Identification, safe handling and release

Where to find identification & safe handling and release guides in the BMIS

In the References database, use the 'Collection' filter to select:

  1. 'Guides - Species ID' or 
  2. 'Guides - Safe Handling & Release', then
  3. choose from the drop-down list in 'Species Group', and 
  4. to find guides specific to RFMO convention areas, use the 'Keywords' filter and type, e.g., WCPFC, CCSBT. Alternatively, type in the ocean basin, e.g., Pacific ocean, south west Atlantic ocean.

Find them here:    Species identification field guides and safe handling and release guides

Why are bycatch species identification & safe handling and release important?

Good species identification skills among crew and observers are important for reasons of science (data quality) and compliance (the enforcement of conservation measures). Properly implemented safe handling and release procedures can improve crew safety and increase bycatch post-release survival. These two sets of skills are discussed in more detail below.

Species Identification

Correct identification of bycatch species is important to ensure bycatch data quality. Different species can look very similar* but it is necessary to distinguish between them because doing so can have repercussions for management and compliance. Some species are more productive than others, meaning that populations of these species may be more resilient to higher levels of incidental catch, while other, less-productive, species will be heavily impacted. Similarly, some species are more resilient to capture than other species (e.g., stationary-respiring shark species caught on longlines have been shown to have higher post-release survival rates than obligate ram-ventilators). Accurate bycatch data is needed to assess species populations and determine areas of high bycatch, as well as risk factors for bycatch interactions (for example, sea turtles and sea surface temperatures). In this way good quality data informs sustainable fisheries management.

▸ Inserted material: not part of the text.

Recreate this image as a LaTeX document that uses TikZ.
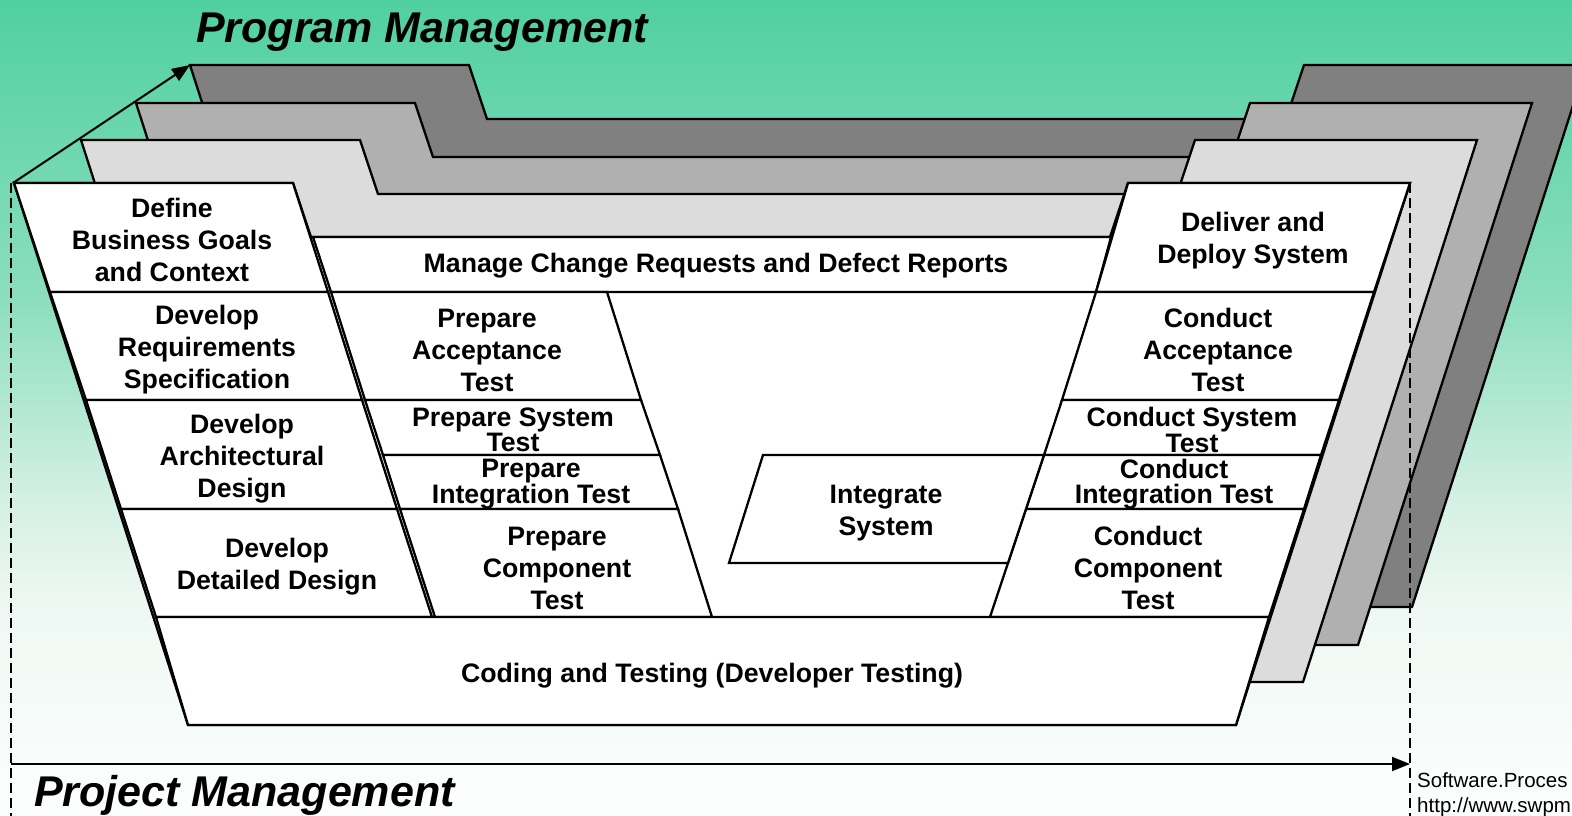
\documentclass[tikz,border=0pt]{standalone}
\usepackage{fontspec}
\setmainfont{Liberation Sans}
\usetikzlibrary{arrows.meta}
\definecolor{dkg}{RGB}{128,128,128}
\definecolor{mdg}{RGB}{176,176,176}
\definecolor{ltg}{RGB}{220,220,220}
\definecolor{bga}{RGB}{252,254,253}
\definecolor{bgb}{RGB}{238,248,243}
\definecolor{bgc}{RGB}{212,240,229}
\definecolor{bgd}{RGB}{140,222,190}
\definecolor{bge}{RGB}{80,208,162}
\pgfdeclareverticalshading{bgshade}{100bp}{color(0bp)=(bga); color(25bp)=(bga); color(38bp)=(bgb); color(44.4bp)=(bgc); color(56.6bp)=(bgd); color(75bp)=(bge); color(100bp)=(bge)}
\newcommand\cellfont{\fontsize{26.7}{32}\selectfont\bfseries}
\newcommand\tightfont{\fontsize{26.7}{25.5}\selectfont\bfseries}
\newcommand\titlefont{\fontsize{43}{48}\selectfont\bfseries\itshape}
\newcommand\smallfont{\fontsize{20.5}{25}\selectfont}
\newcommand\sheetlayer[2]{%
  \begin{scope}[shift={(#1)}]
    \filldraw[sheetline, fill=#2] (14,183) -- (293,183) -- (311,237) -- (1110,237) -- (1128,183) -- (1410,183) -- (1236,725) -- (188,725) -- cycle;
  \end{scope}}
\begin{document}
\begin{tikzpicture}[x=1pt,y=-1pt,
  sheetline/.style={draw=black, line width=2.3pt, line join=miter},
  cellbox/.style={draw=black, line width=2.3pt, fill=white, line join=miter},
  celltext/.style={font=\cellfont, align=center, inner sep=0pt, text=black},
  tighttext/.style={font=\tightfont, align=center, inner sep=0pt, text=black},
  arr/.style={draw=black, line width=2pt, -{Triangle[length=18pt,width=14pt]}},
  dashln/.style={draw=black, line width=1.8pt, dash pattern=on 10pt off 5pt}]
\useasboundingbox (0,0) rectangle (1572,816);
\shade[shading=bgshade] (0,0) rectangle (1572,816);
\begin{scope}
  \clip (0,0) rectangle (1572,816);
  \sheetlayer{176,-118}{dkg}
  \sheetlayer{122,-80}{mdg}
  \sheetlayer{67,-43}{ltg}
  \sheetlayer{0,0}{white}
\end{scope}
% left column
\draw[cellbox] (14,183) -- (293,183) -- (328,292) -- (50,292) -- cycle;
\draw[cellbox] (50,292) -- (328,292) -- (362,400) -- (86,400) -- cycle;
\draw[cellbox] (86,400) -- (362,400) -- (397,509) -- (121,509) -- cycle;
\draw[cellbox] (121,509) -- (397,509) -- (432,617) -- (156,617) -- cycle;
% manage
\draw[cellbox] (313,237) -- (1111,237) -- (1096,292) -- (331,292) -- cycle;
% prepare column
\draw[cellbox] (331,292) -- (607,292) -- (641,400) -- (365,400) -- cycle;
\draw[cellbox] (365,400) -- (641,400) -- (660,455) -- (383,455) -- cycle;
\draw[cellbox] (383,455) -- (660,455) -- (678,509) -- (400,509) -- cycle;
\draw[cellbox] (400,509) -- (678,509) -- (712,617) -- (435,617) -- cycle;
% right column
\draw[cellbox] (1128,183) -- (1410,183) -- (1374,292) -- (1096,292) -- cycle;
\draw[cellbox] (1096,292) -- (1374,292) -- (1339,400) -- (1062,400) -- cycle;
\draw[cellbox] (1062,400) -- (1339,400) -- (1321,455) -- (1044,455) -- cycle;
\draw[cellbox] (1044,455) -- (1321,455) -- (1304,509) -- (1026,509) -- cycle;
\draw[cellbox] (1026,509) -- (1304,509) -- (1269,617) -- (990,617) -- cycle;
% integrate
\draw[cellbox] (763,455) -- (1044,455) -- (1008,563) -- (729,563) -- cycle;
% coding
\draw[cellbox] (156,617) -- (1269,617) -- (1236,725) -- (188,725) -- cycle;
% texts
\node[celltext] (define) at (172,240) {Define\\Business Goals\\and Context};
\node[celltext] (devreq) at (207,350) {Develop\\Requirements\\Specification};
\node[celltext] (devarch) at (242,459) {Develop\\Architectural\\Design};
\node[celltext] (devdet) at (277,567) {Develop\\Detailed Design};
\node[celltext] (manage) at (716,266) {Manage Change Requests and Defect Reports};
\node[celltext] (prepacc) at (487,350) {Prepare\\Acceptance\\Test};
\node[tighttext] (prepsys) at (513,430) {Prepare System\\Test};
\node[tighttext] (prepint) at (531,484) {Prepare\\Integration Test};
\node[celltext] (prepcomp) at (557,568) {Prepare\\Component\\Test};
\node[celltext] (integ) at (886,513) {Integrate\\System};
\node[celltext] (deliver) at (1253,241) {Deliver and\\Deploy System};
\node[celltext] (condacc) at (1218,350) {Conduct\\Acceptance\\Test};
\node[tighttext] (condsys) at (1192,430) {Conduct System\\Test};
\node[tighttext] (condint) at (1174,484) {Conduct\\Integration Test};
\node[celltext] (condcomp) at (1148,568) {Conduct\\Component\\Test};
\node[celltext] (coding) at (712,676) {Coding and Testing (Developer Testing)};
% titles
\node[font=\titlefont, anchor=base west, inner sep=0pt] (prog) at (196,43) {Program Management};
\node[font=\titlefont, anchor=base west, inner sep=0pt] (proj) at (34,806) {Project Management};
\node[font=\smallfont, anchor=base west, inner sep=0pt] (src1) at (1417,787) {Software.Proces};
\node[font=\smallfont, anchor=base west, inner sep=0pt] (src2) at (1417,812) {http://www.swpm};
% arrows and dashed lines
\coordinate (a0) at (13,183);
\coordinate (a1) at (190,65);
\coordinate (dl0) at (11,183);
\coordinate (dl1) at (11,816);
\coordinate (dr0) at (1410,183);
\coordinate (dr1) at (1410,816);
\coordinate (h0) at (11,764);
\coordinate (h1) at (1410,764);
\draw[dashln] (dl0) -- (dl1);
\draw[dashln] (dr0) -- (dr1);
\draw[arr] (a0) -- (a1);
\draw[arr] (h0) -- (h1);
\end{tikzpicture}
\end{document}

With regard to compliance, crew and observers need to be sure of which species have been landed, if regulations are to be enforced, e.g., WCPFC CMM 2022-04 stipulates no retention of oceanic whitetip and silky sharks and further, that these species should be released according to safe release guidelines.

*With seabirds in particular, identifying them to species can be very difficult because dead, waterlogged birds often do not resemble pictures of live birds. ACAP have included pictures of dead birds in their Seabird Identification Guide to help remedy this issue.

Safe Handling and Release

Safe handling and release refers to using best practice methods for dealing with bycatch species, to maximise their chances of survival after interacting with fishing gear. It can also include vessel manoeuvring to avoid taking bycatch species, for example, avoiding setting on whale sharks. RFMO recommended safe handling and release advice addresses crew safety.